Hace un par de días, recibí un wasap de Jacinto, un viejo periodista de las tripas alicantinas. Harto de que nadie le contratara, me confesó que tenía una entrevista en exclusiva. Le pregunté por el entrevistado. Me dijo que era uno de los seres más odiados del planeta; un ser invisible que impide que la gente se bese, abrace y dialogue con tranquilidad. Un bicho omnipresente que atemoriza a los mortales y que no discrimina por razón de raza, edad, sexo o cualquier condición social. Una criatura amorfa, resistente y camaleónica. Una criatura, me decía, difícil de conocer y, hasta ahora, complicada de vencer. Una criatura, de descendencia cóvica, que se llama Ómicron. Ómicron, u "o" pequeña, que significa – tal como reza en la RAE – "decimoquinta letra del alfabeto griego". Este ser temible amenaza las estructuras sanitarias, económicas y sociales de un lugar llamado Tierra. Y, en estos momentos, acapara los discursos mediáticos y los corrillos de la calle. Tiene en jaque a las instituciones sanitarias. Y ha servido para que los políticos se arrojen los trastos a la cabeza.
Con la pauta de vacunación completa, una PCR negativa, distancia de seguridad y mascarilla FPP2, Jacinto se metió en la boca del lobo. Dentro de la cavidad, sintió los mismos escalofríos que sentían los herejes antes de morir. Sintió náuseas, malestar general, dolor de garganta, tos y picor en la nariz. En la oscuridad, oyó el diálogo de los murciélagos, la lengua de las serpientes y el llanto desgarrado del Bien. Un Bien desplomado, por la tiranía de Ómicron, y malherido por el derrumbe del mundo inteligible de Platón. Allí, Jacinto vislumbró la metafísica del mal. Desde la linterna, avistó como las fuerzas de Leibniz se convertían en ráfagas de odio hacia el mundo de los humanos. Allí, colocó su pancarta y esperó a la orilla de un lago. De un lago con agua maloliente y lleno de cocodrilos. Un lago que reflejaba la verdad de nuestra especie, la única verdad que todos sabemos y muy pocos reconocemos. En la soledad de la caverna, Jacinto leyó dos pasajes de la Peste de Camus. Y visionó, en la pantalla de su tableta, el final de Contagio. Envuelto en los recuerdos, envío un wasap a Martina, una lechuza que conoció en su viaje por Desértica, una ciudad de tintes medievales y nubes parisinas.

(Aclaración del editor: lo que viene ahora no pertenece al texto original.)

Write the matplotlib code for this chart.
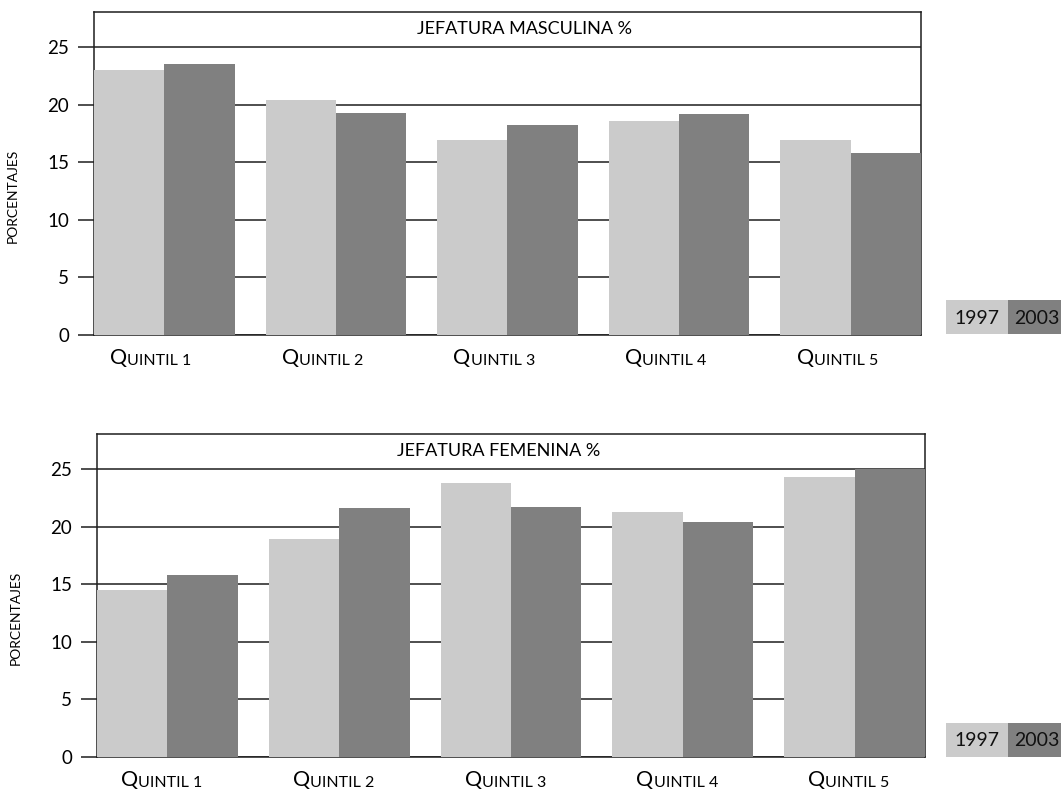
import numpy as np
import matplotlib
matplotlib.use("Agg")
import matplotlib.pyplot as plt
from matplotlib.patches import Rectangle
from matplotlib.transforms import blended_transform_factory

# data: household headship by income quintile (%)
quintiles = ["1", "2", "3", "4", "5"]
years = ["1997", "2003"]
men_1997 = [23.0, 20.4, 16.9, 18.6, 16.9]
men_2003 = [23.5, 19.3, 18.2, 19.2, 15.8]
women_1997 = [14.5, 18.9, 23.8, 21.3, 24.3]
women_2003 = [15.8, 21.6, 21.7, 20.4, 25.0]
yticks = [0, 5, 10, 15, 20, 25]

LIGHT = "#cbcbcb"
DARK = "#808080"
LINE = "#1e1e1e"
W, H = 1061, 791

plt.rcParams["font.family"] = ["Lato", "DejaVu Sans"]

fig = plt.figure(figsize=(W / 100, H / 100), dpi=100)


def px_axes(x0, y0, x1, y1):
    # axes from pixel box (top-left origin)
    return fig.add_axes([x0 / W, 1 - y1 / H, (x1 - x0) / W, (y1 - y0) / H])


def legend_box(y_top):
    x = 946
    for yr, col in zip(years, [LIGHT, DARK]):
        w = 62 if yr == "1997" else 58
        fig.patches.append(Rectangle((x / W, 1 - (y_top + 34) / H), w / W, 34 / H,
                                     transform=fig.transFigure, facecolor=col,
                                     edgecolor="none"))
        fig.text((x + w / 2) / W, 1 - (y_top + 18) / H, yr, ha="center", va="center",
                 fontsize=14, color="#111111")
        x += w


def draw(ax, v97, v03, title, title_x, lab_shift):
    x = np.arange(len(quintiles))
    bw = 0.41
    ax.bar(x - bw / 2, v97, bw, color=LIGHT, zorder=2)
    ax.bar(x + bw / 2, v03, bw, color=DARK, zorder=2)
    ax.set_xlim(-bw, len(quintiles) - 1 + bw)
    ax.set_ylim(0, 28.05)

    ax.set_yticks(yticks)
    ax.set_yticklabels([str(t) for t in yticks], fontsize=13.5)
    ax.tick_params(axis="y", length=11.5, width=1.1, color=LINE, pad=6.5)
    ax.set_xticks([])
    ax.yaxis.grid(True, color=LINE, lw=1.1)
    ax.set_axisbelow(True)
    for s in ax.spines.values():
        s.set_color(LINE)
        s.set_linewidth(1.1)
        s.set_zorder(0.6)

    ax.text(title_x, 26.55, title, transform=blended_transform_factory(ax.transAxes, ax.transData),
            ha="center", va="center", fontsize=13)

    ax.set_ylabel("PORCENTAJES", fontsize=10)
    ax.yaxis.set_label_coords(-0.091, 0.43)

    # small caps category labels under each group
    tr = blended_transform_factory(ax.transData, ax.transAxes)
    for i, q in enumerate(quintiles):
        qt = ax.text(i + lab_shift - 0.23, -0.093, "Q", transform=tr, fontsize=15.5,
                     ha="left", va="baseline")
        ax.annotate("UINTIL " + q, xy=(1, 0), xycoords=qt, fontsize=11.5,
                    ha="left", va="bottom")


ax1 = px_axes(94, 12, 921, 334.5)
draw(ax1, men_1997, men_2003, "JEFATURA MASCULINA %", 0.52, -0.085)
legend_box(300)

ax2 = px_axes(97, 434, 925, 756.5)
draw(ax2, women_1997, women_2003, "JEFATURA FEMENINA %", 0.485, -0.04)
legend_box(723)

fig.savefig("out.png", dpi=100)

Jacinto observó que en esa cavidad, de coordenadas ultramundanas, no existían las ventanas. El aire vivía preso en una cárcel de los tiempos cadavéricos. Una cárcel construida con palos de pino y tornillos de hojalata. Una prisión diseñada por arquitectos del destino y enemigos de Sartre. Allí, ante la penumbra del fuego, yacía el espíritu de los hombres. Un espíritu cabizbajo y deprimido por la impotencia que supone la lucha contra lo invisible. Entre celda y celda, corrían surcos de agua sucia. Surcos que transportaban los lodos de la felicidad. De una felicidad que agoniza ante la expansión del espíritu maligno por la sociedad. Entre los lodos, flotaban los recuerdos de familiares y conocidos. Flotaban las anécdotas de millones de vidas rotas. Vidas que fueron construidas por Demiurgo, por ese alfarero que diseñó nuestro mundo a imagen y semejanza del mundo inteligible. Derrumbado el muro de las ideas. Destruidas las esencias, el Bien viaja en una barca a la deriva. Una barca que, tarde o temprano, llegará a alguna orilla, imperfecta e injusta como la vida.